For commercial content, always check the usage rights, plan limitations, watermark policy, and commercial terms of the tools you use.

It is also a good habit to keep a simple production record:

original prompt,
generated image,
video prompt,
extended prompt,
generated clips,
edited final video,
and usage notes.

This helps keep the workflow organized if you later use the content for a brand, client, or public campaign.

Conclusion

Let’s summarize the Google Flow workflow.

First, use Nano Banana Pro to create a photorealistic vertical creator-style image.
Second, add that image to the video prompt.
Third, use Veo 3.1 to generate a talking video by writing the scene direction and dialogue.
Fourth, if the dialogue is cut off, use Extend and continue with a prompt that keeps the same style and camera direction.
Finally, trim the connection in CapCut or another editor if the transition feels slightly awkward.
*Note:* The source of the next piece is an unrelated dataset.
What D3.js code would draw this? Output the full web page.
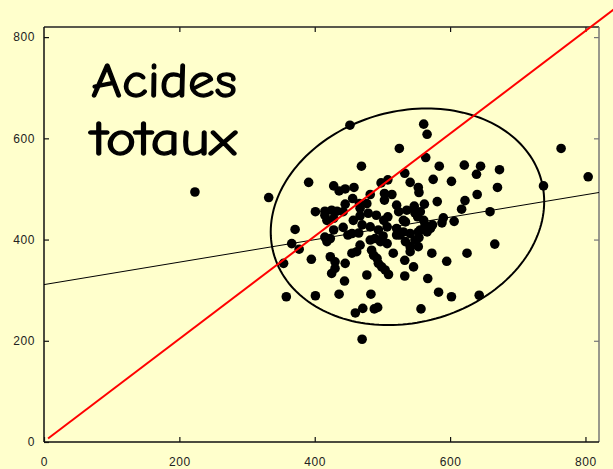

This workflow does not guarantee a perfect video every time, but it gives creators a practical way to test photorealistic AI talking videos without recording separate audio first.

For small teams, solo creators, and brands testing short-form content, it can be a useful production shortcut.

Start with a simple script.
Use a clean 9:16 image.
Keep the camera style natural.
Divide long dialogue into smaller sections.
Review the result carefully.
Then edit the final connection if needed.

That is how AI video becomes less random and more useful as a real creator workflow.

Quick FAQ

Can I create a talking video without uploading an audio file?

Yes, if the selected video model and platform support dialogue or native audio generation from text prompts. Availability may depend on your account, region, model, and plan.

Why does the video sometimes stop before the dialogue is finished?

AI video generation usually has duration limits. If the script is too long, the video may end before the full dialogue is spoken. Use the Extend workflow or divide the script into shorter parts.

Should I write only the dialogue in the prompt?

No. It is better to include the scene style, camera direction, subject description, and dialogue together. This helps the AI keep the visual style more consistent.

What aspect ratio should I use for Reels or Shorts?

Use 9:16 for vertical short-form platforms such as TikTok, Instagram Reels, and YouTube Shorts.

What should I do if the extension looks awkward?

Try ending the first clip at a natural pause, then trim a small section around the connection point in an editing tool such as CapCut.

Can I use this workflow for brand promotion?

Yes, but review the platform’s commercial usage policy and make sure your product claims are accurate. Also avoid using real people’s likenesses without permission.

Is the result always photorealistic?

No. Results can vary depending on the reference image, prompt, model, and generation settings. A clean image and clear prompt usually improve the starting point.